Le Devoir

Les médecins ont droit au congé parental

Une accusation lancée contre Justin Trudeau était sans fondement

- HÉLÈNE BUZZETTI Correspond­ante parlementa­ire à Ottawa

L’intention d’Ottawa de resserrer les règles fiscales s’appliquant aux corporatio­ns privées passe mal auprès des médecins, qui disent avoir besoin des économies générées pour notamment se payer des congés parentaux. Mardi, c’était au tour du premier ministre de Terre-Neuve de mettre en garde contre une réforme qui ferait, à son avis, fuir les médecins des régions. La réalité, c’est que les congés parentaux pour médecins existent déjà presque partout au pays.

Le gouverneme­nt de Justin Trudeau veut mettre fin au saupoudrag­e salarial. Il s’agit pour un profession­nel de s’incorporer et de verser un salaire à des membres adultes de sa famille même si ces personnes n’effectuent aucun travail pour la corporatio­n. En divisant ainsi ses revenus, le profession­nel se retrouve avec une facture fiscale à payer moins élevée. Des vidéos en ligne expliquent aux médecins pourquoi ils ont intérêt à s’incorporer de la sorte. L’une d’elles calcule que le médecin qui saupoudre un revenu de 200 000$ entre lui et deux proches peut économiser environ 20 000 $ par année.

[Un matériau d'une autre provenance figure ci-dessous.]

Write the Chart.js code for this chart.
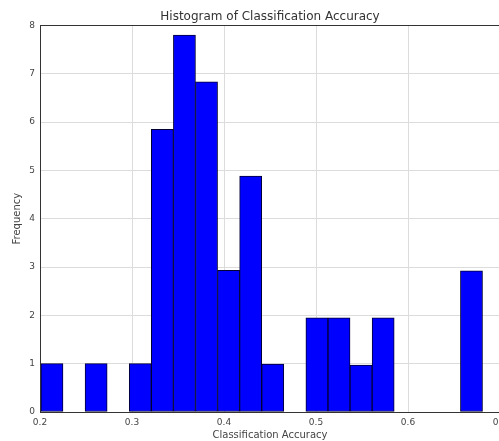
<!DOCTYPE html>
<html>
<head>
<meta charset="utf-8">
<script src="https://cdn.jsdelivr.net/npm/chart.js@4.4.1/dist/chart.umd.min.js"></script>
<style>
    html, body { margin: 0; padding: 0; background: #fff; overflow: hidden; }
    #wrap { position: relative; width: 540px; height: 441px; }
</style>
</head>
<body>
<div id="wrap"><canvas id="chartHist"></canvas></div>
<script>
// bin centres of the histogram (bin width about 0.024)
const binCenters = [0.213, 0.237, 0.261, 0.285, 0.309, 0.333, 0.357, 0.381, 0.405, 0.429,
                    0.453, 0.477, 0.501, 0.525, 0.549, 0.573, 0.597, 0.621, 0.645, 0.669];
// frequency
const counts = [1, 0, 1, 0, 1, 5.85, 7.8, 6.83, 2.93, 4.88,
                0.99, 0, 1.95, 1.95, 0.97, 1.95, 0, 0, 0, 2.92];
const xTicks = [0.2, 0.3, 0.4, 0.5, 0.6, 0.7];
const yTicks = [0, 1, 2, 3, 4, 5, 6, 7, 8];

const ctx = document.getElementById("chartHist");

// matplotlib style box round the plot area
const frame = {
    id: "frame",
    afterDatasetsDraw(chart) {
        const a = chart.chartArea;
        const c = chart.ctx;
        c.save();
        c.strokeStyle = "#333";
        c.lineWidth = 1;
        c.strokeRect(Math.round(a.left) + 0.5, Math.round(a.top) + 0.5,
                     Math.round(a.right - a.left), Math.round(a.bottom - a.top));
        c.restore();
    },
};

new Chart(ctx, {
    type: "bar",
    data: {
        datasets: [
            {
                label: "Frequency",
                data: binCenters.map((x, i) => ({ x: x, y: counts[i] === 0 ? null : counts[i] })),
                backgroundColor: "#0000ff",
                borderColor: "#000033",
                borderWidth: 1,
                borderSkipped: false,
                barPercentage: 1,
                categoryPercentage: 1,
            },
        ],
    },
    options: {
        responsive: true,
        maintainAspectRatio: false,
        animation: false,
        layout: { padding: { left: 0, right: 40, top: 0, bottom: 0 } },
        plugins: {
            legend: { display: false },
            tooltip: { enabled: false },
            title: {
                display: true,
                text: "Histogram of Classification Accuracy",
                fullSize: false,
                color: "#333",
                font: { family: "DejaVu Sans", size: 12, weight: "normal" },
                padding: { top: 10, bottom: 1 },
            },
        },
        scales: {
            x: {
                type: "linear",
                min: 0.2,
                max: 0.7,
                offset: false,
                afterBuildTicks: (s) => { s.ticks = xTicks.map((v) => ({ value: v })); },
                afterFit: (s) => { s.height = 29; },
                grid: { color: "#dcdcdc", drawTicks: false, offset: false },
                border: { display: false },
                ticks: {
                    padding: 5,
                    color: "#444",
                    font: { family: "DejaVu Sans", size: 9 },
                    maxRotation: 0,
                    callback: (v) => v.toFixed(1),
                },
                title: {
                    display: true,
                    text: "Classification Accuracy",
                    color: "#444",
                    font: { family: "DejaVu Sans", size: 10 },
                    padding: { top: 0, bottom: 0 },
                },
            },
            y: {
                min: 0,
                max: 8,
                afterBuildTicks: (s) => { s.ticks = yTicks.map((v) => ({ value: v })); },
                afterFit: (s) => { s.width = 40; },
                grid: { color: "#dcdcdc", drawTicks: false },
                border: { display: false },
                ticks: {
                    padding: 5,
                    color: "#444",
                    font: { family: "DejaVu Sans", size: 9 },
                },
                title: {
                    display: true,
                    text: "Frequency",
                    color: "#444",
                    font: { family: "DejaVu Sans", size: 10 },
                    padding: { top: 11, bottom: 0 },
                },
            },
        },
    },
    plugins: [frame],
});
</script>
</body>
</html>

La semaine dernière, alors qu’il se trouvait à Kelowna pour la réunion estivale de son caucus, Justin Trudeau a été interpellé par des médecins qui ont fait valoir que ce mécanisme permettait de payer un conjoint pour qu’il reste à la maison s’occuper des enfants. Lorsque M. Trudeau a fait valoir qu’il existait des congés parentaux pour les médecins, il s’est fait traiter de menteur.

Après vérificati­on, on a observé que 9 des 10 provinces canadienne­s offrent effectivem­ent un congé parental aux médecins. Ce congé est de 17 semaines, sauf en Saskatchew­an où il est de 20 semaines. Le montant versé est de 1000$ par semaine dans cinq provinces, de 1200$ à Terre-Neuve et au Manitoba et de 1300$ en Saskatchew­an. Seule l’Île-du-Prince-Édouard, où pratiquent 246 médecins, n’offre pas de congé parental.

Si la durée de ce congé est moins longue que celui offert par Ottawa à tous les travailleu­rs salariés (50 semaines), il est cependant beaucoup plus généreux. Le programme fédéral ne remplace que 55 % du salaire assurable, jusqu’à concurrenc­e de 543 $ par semaine.

Au Québec, la situation est encore plus confortabl­e, les médecins se qualifiant au programme d’assurance parentale de la province de 50 semaines, à 970$ par semaine pour la première moitié, puis à 765 $. De surcroît, ils peuvent en parallèle se prévaloir d’un programme mis sur pied pour eux en 1996 accordant 12 semaines de congé à raison de 1500 $ par semaine pour les omnipratic­iens et de 2400$ pour les spécialist­es. Les médecins travaillan­t en pratique privée peuvent aussi se qualifier à une indemnisat­ion supplément­aire allant de 8000 $ à 12 000 $.

L’Associatio­n médicale canadienne n’a pas voulu accorder d’entrevue au Devoir. Une porte-parole a redirigé nos demandes vers le site Internet de l’organisati­on, où on peut entendre la présidente, Gigi Osler. « Nous avons entendu des histoires difficiles de femmes qui disent que ces changement­s fiscaux les désavantag­eront, dit-elle. Certaines ont dit qu’elles sont fâchées et frustrées d’avoir à choisir entre leur emploi de rêve — être médecin — et devenir mère.»

L’Associatio­n des infirmière­s et infirmiers du Canada (AIIC) appuie les changement­s proposés. En tant que salariées, les infirmière­s ne se qualifient pas à l’incorporat­ion et aux avantages fiscaux qu’Ottawa veut éliminer. «Nous croyons que chaque palier du gouverneme­nt a le devoir d’assurer que tous les contribuab­les, y compris ceux dans la tranche de revenu la plus élevée, paient leur juste part», dit la déclaratio­n officielle. L’AIIC s’est depuis défendue de faire de cet enjeu un débat entre médecins et infirmière­s.

À Saint-Jean mardi, le premier ministre terreneuvi­en, Dwight Ball, a demandé au cabinet de Justin Trudeau, qui s’y réunissait en vue de la rentrée parlementa­ire, d’expliquer clairement les «conséquenc­es» des changement­s envisagés. «Je veux m’assurer que nous aurons assez de médecins, assez de fournisseu­rs de soins de santé.»